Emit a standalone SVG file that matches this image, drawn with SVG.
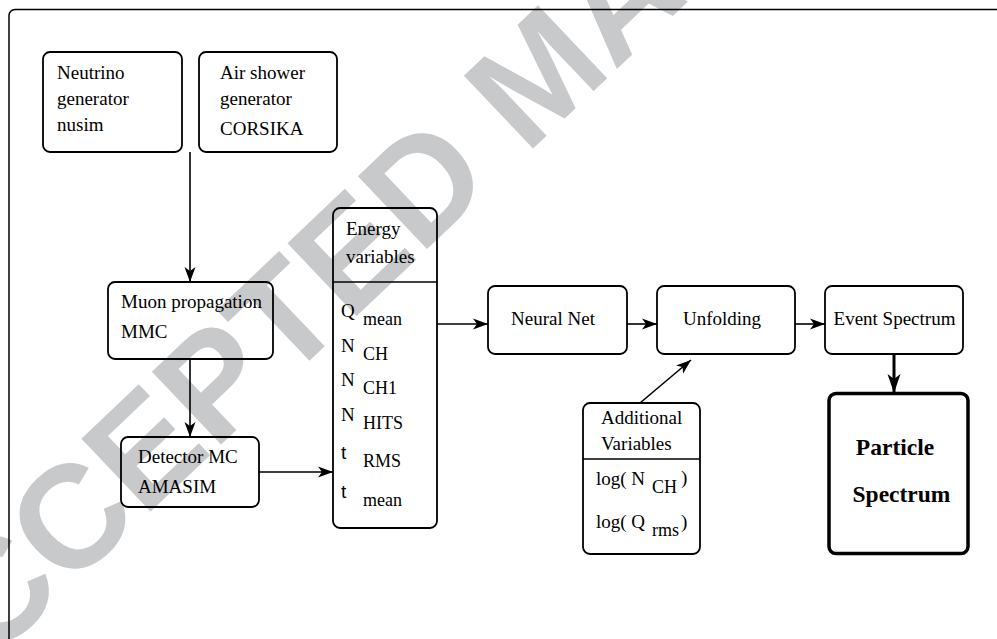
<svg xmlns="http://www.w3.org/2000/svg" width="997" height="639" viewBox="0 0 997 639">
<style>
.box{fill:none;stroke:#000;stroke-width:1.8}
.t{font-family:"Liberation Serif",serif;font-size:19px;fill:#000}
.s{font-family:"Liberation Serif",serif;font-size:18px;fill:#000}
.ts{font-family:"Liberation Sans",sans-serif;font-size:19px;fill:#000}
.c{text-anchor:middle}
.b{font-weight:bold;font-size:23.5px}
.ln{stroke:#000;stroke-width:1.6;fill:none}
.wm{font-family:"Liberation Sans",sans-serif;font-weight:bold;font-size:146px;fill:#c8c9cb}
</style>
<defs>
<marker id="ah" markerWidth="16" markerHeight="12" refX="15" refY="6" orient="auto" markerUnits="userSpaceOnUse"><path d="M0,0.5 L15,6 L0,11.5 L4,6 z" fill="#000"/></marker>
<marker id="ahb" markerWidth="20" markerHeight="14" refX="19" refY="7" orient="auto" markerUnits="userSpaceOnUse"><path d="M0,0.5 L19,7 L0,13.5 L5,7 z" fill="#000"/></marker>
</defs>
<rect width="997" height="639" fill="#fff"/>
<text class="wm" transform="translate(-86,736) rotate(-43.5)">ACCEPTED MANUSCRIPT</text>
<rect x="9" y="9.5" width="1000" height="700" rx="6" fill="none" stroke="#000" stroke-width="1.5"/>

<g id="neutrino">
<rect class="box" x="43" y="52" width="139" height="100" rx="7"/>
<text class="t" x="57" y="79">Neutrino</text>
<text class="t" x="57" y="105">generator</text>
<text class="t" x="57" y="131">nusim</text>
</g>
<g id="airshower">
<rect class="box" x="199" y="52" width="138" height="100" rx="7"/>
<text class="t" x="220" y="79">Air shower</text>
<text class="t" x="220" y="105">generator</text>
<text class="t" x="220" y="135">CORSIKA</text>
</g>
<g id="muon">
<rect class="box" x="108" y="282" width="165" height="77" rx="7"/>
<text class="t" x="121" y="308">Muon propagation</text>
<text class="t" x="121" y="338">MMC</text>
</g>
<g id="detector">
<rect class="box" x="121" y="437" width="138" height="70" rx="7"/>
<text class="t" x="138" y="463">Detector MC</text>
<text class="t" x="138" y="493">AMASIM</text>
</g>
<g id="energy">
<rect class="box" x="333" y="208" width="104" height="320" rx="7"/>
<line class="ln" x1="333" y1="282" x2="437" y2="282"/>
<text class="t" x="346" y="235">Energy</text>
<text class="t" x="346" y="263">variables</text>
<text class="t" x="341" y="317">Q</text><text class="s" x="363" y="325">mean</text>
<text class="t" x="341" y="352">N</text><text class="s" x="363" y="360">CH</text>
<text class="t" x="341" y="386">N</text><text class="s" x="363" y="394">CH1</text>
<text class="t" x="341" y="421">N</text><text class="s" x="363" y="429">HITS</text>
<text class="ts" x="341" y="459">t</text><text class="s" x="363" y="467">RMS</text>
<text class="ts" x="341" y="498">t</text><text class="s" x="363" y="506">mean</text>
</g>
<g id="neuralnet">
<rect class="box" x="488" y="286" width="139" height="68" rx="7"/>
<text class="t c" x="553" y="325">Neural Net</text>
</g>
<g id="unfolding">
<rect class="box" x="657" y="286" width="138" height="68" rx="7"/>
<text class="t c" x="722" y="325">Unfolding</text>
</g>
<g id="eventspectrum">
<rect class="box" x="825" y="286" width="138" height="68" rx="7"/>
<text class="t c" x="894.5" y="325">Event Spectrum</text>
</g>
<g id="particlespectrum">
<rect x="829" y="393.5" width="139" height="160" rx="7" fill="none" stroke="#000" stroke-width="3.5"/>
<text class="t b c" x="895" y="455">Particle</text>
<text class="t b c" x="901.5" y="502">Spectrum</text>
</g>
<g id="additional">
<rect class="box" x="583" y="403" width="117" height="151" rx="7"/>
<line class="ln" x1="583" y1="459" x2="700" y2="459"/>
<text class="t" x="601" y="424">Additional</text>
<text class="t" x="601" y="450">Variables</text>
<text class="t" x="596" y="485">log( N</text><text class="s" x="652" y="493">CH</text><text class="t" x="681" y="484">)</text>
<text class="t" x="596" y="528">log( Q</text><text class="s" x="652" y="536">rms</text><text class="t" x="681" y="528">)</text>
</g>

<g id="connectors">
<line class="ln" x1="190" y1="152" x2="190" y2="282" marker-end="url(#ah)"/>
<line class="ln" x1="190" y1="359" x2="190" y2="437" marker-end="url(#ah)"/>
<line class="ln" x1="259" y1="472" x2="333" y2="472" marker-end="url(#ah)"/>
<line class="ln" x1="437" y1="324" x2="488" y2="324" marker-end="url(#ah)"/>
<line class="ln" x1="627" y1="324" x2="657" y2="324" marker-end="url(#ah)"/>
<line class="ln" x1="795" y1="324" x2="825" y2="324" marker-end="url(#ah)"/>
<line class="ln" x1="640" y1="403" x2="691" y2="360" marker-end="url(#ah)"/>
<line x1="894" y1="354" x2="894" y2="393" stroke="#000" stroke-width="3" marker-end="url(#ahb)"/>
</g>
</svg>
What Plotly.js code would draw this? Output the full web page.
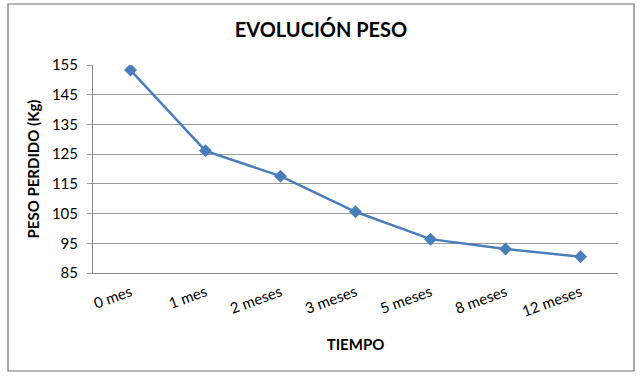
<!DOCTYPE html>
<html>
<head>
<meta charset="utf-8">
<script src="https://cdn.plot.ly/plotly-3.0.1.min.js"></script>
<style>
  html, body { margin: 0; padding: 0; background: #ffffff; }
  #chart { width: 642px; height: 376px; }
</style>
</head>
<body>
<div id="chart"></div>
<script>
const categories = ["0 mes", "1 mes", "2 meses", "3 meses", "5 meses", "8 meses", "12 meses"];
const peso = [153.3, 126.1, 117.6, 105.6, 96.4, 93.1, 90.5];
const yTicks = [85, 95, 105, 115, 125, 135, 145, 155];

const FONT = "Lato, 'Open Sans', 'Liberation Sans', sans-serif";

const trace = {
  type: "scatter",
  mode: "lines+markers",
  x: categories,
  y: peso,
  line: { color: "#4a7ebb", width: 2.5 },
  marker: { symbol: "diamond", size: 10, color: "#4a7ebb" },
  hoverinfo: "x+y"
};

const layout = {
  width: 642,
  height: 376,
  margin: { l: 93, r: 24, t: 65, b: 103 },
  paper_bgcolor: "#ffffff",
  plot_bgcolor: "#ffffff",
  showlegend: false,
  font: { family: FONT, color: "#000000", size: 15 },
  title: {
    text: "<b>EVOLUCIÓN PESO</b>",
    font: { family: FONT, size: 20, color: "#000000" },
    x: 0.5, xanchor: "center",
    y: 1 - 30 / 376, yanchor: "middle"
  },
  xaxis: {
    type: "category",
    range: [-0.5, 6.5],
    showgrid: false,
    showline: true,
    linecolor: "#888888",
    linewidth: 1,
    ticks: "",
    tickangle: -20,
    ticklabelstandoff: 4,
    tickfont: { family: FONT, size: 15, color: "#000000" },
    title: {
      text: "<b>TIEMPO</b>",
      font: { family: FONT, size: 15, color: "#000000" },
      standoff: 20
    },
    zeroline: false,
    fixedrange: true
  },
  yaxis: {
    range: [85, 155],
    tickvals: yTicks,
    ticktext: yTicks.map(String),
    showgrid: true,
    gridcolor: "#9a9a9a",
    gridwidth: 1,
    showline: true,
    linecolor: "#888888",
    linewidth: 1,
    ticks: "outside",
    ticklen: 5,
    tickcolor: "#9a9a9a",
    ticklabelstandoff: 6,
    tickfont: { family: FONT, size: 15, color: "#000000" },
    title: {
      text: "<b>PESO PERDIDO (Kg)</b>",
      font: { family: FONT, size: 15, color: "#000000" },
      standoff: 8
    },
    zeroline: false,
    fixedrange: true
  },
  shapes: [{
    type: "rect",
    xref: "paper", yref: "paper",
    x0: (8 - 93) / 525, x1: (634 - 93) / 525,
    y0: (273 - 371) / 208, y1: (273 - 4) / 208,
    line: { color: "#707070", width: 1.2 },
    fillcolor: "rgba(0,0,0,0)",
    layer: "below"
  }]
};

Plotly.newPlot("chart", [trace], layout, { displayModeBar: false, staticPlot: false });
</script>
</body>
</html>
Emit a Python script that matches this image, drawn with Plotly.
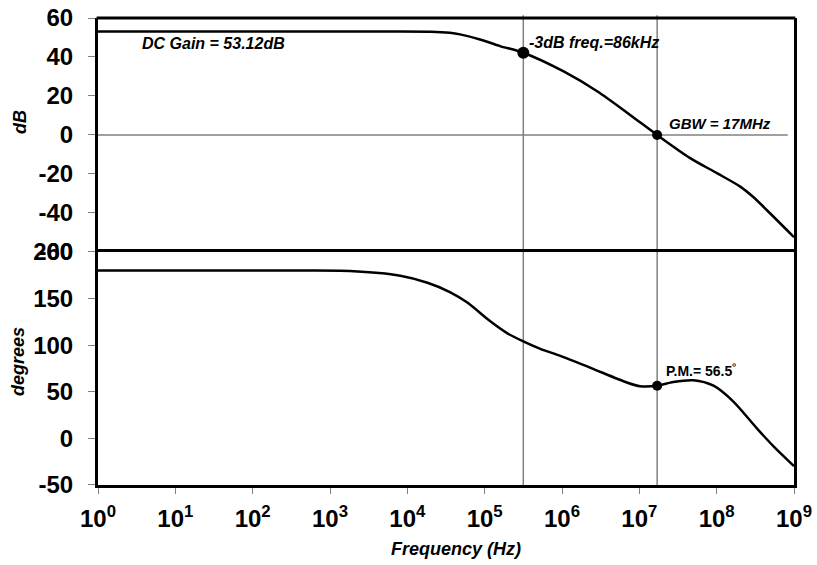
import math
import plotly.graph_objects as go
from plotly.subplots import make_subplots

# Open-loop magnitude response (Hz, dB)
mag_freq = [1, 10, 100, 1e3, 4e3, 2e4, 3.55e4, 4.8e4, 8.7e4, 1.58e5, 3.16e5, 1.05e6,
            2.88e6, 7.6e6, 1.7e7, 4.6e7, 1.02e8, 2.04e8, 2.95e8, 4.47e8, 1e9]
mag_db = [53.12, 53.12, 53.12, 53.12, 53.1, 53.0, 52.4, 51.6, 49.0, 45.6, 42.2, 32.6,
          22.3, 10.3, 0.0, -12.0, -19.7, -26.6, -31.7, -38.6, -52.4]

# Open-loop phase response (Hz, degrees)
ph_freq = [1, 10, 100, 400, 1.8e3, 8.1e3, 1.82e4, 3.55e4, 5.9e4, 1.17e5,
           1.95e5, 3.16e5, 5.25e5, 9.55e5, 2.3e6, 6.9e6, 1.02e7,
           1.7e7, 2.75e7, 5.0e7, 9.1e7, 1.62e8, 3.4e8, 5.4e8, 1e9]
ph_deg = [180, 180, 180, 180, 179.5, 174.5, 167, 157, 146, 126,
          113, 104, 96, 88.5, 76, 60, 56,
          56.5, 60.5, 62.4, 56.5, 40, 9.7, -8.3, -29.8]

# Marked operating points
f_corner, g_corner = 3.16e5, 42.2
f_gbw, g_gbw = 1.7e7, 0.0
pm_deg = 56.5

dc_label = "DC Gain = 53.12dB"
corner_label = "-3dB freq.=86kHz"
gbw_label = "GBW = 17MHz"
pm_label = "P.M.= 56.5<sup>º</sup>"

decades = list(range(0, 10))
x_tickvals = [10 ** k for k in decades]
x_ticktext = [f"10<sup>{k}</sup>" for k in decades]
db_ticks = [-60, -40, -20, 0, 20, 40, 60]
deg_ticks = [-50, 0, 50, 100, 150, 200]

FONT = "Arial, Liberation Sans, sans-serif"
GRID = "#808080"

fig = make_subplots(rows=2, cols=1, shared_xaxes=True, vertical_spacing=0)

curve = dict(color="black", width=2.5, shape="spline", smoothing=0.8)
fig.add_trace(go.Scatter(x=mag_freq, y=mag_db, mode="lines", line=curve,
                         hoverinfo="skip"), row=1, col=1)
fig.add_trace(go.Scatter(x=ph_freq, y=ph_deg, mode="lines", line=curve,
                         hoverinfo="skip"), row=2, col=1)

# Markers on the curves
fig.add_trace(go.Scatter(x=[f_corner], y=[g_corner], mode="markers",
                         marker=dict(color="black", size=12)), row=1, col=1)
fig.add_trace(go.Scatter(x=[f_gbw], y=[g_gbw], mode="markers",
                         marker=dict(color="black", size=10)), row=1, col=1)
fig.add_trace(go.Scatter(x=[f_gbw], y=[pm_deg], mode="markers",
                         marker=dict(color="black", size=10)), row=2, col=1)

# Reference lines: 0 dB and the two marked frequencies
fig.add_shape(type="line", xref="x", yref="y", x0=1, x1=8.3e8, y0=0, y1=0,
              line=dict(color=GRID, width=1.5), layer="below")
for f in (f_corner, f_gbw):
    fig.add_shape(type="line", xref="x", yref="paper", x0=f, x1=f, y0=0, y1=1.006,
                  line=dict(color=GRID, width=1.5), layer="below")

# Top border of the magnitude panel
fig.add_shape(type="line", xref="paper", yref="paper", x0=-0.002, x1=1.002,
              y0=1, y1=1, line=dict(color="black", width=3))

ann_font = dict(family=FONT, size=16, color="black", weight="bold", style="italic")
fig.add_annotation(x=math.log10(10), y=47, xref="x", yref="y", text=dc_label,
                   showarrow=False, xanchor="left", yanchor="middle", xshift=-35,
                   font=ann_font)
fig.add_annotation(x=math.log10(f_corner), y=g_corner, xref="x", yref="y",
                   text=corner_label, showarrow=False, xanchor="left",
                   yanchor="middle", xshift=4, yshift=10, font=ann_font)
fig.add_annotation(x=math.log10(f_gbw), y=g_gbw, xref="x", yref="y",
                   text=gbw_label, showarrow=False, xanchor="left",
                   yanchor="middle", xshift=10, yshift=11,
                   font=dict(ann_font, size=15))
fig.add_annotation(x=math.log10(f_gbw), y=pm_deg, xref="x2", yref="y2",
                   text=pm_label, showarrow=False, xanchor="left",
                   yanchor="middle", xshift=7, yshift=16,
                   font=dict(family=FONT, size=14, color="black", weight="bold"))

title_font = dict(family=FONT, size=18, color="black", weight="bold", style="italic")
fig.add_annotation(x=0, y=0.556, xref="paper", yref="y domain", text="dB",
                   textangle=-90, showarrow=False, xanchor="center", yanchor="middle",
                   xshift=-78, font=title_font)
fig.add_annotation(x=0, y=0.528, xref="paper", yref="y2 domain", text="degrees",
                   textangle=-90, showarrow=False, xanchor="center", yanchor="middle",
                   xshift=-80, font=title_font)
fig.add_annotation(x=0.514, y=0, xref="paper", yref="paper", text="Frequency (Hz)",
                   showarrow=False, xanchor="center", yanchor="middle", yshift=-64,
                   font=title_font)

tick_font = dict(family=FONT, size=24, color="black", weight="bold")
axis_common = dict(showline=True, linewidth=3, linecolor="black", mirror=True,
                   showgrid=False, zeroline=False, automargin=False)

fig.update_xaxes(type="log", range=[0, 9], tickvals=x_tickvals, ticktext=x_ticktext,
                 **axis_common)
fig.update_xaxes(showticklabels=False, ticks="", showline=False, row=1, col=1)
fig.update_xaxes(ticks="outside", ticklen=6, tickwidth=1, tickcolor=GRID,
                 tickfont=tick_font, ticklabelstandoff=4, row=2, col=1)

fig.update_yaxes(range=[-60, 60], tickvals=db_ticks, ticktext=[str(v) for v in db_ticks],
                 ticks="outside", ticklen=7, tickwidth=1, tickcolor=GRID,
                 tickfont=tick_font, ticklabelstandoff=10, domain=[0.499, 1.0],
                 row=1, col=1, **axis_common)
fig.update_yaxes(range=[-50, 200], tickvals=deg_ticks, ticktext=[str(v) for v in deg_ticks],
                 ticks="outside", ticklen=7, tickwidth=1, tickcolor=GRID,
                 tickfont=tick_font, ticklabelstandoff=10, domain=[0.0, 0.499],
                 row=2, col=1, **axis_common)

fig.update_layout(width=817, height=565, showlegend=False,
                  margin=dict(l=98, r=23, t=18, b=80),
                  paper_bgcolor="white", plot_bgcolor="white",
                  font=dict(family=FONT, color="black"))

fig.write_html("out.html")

----

▶ Problem statement:
List all lines where "drawn" occurs.

▶ Complete response:
Emit a standalone SVG file that matches this image, drawn with SVG.
Emit a Python script that matches this image, drawn with Plotly.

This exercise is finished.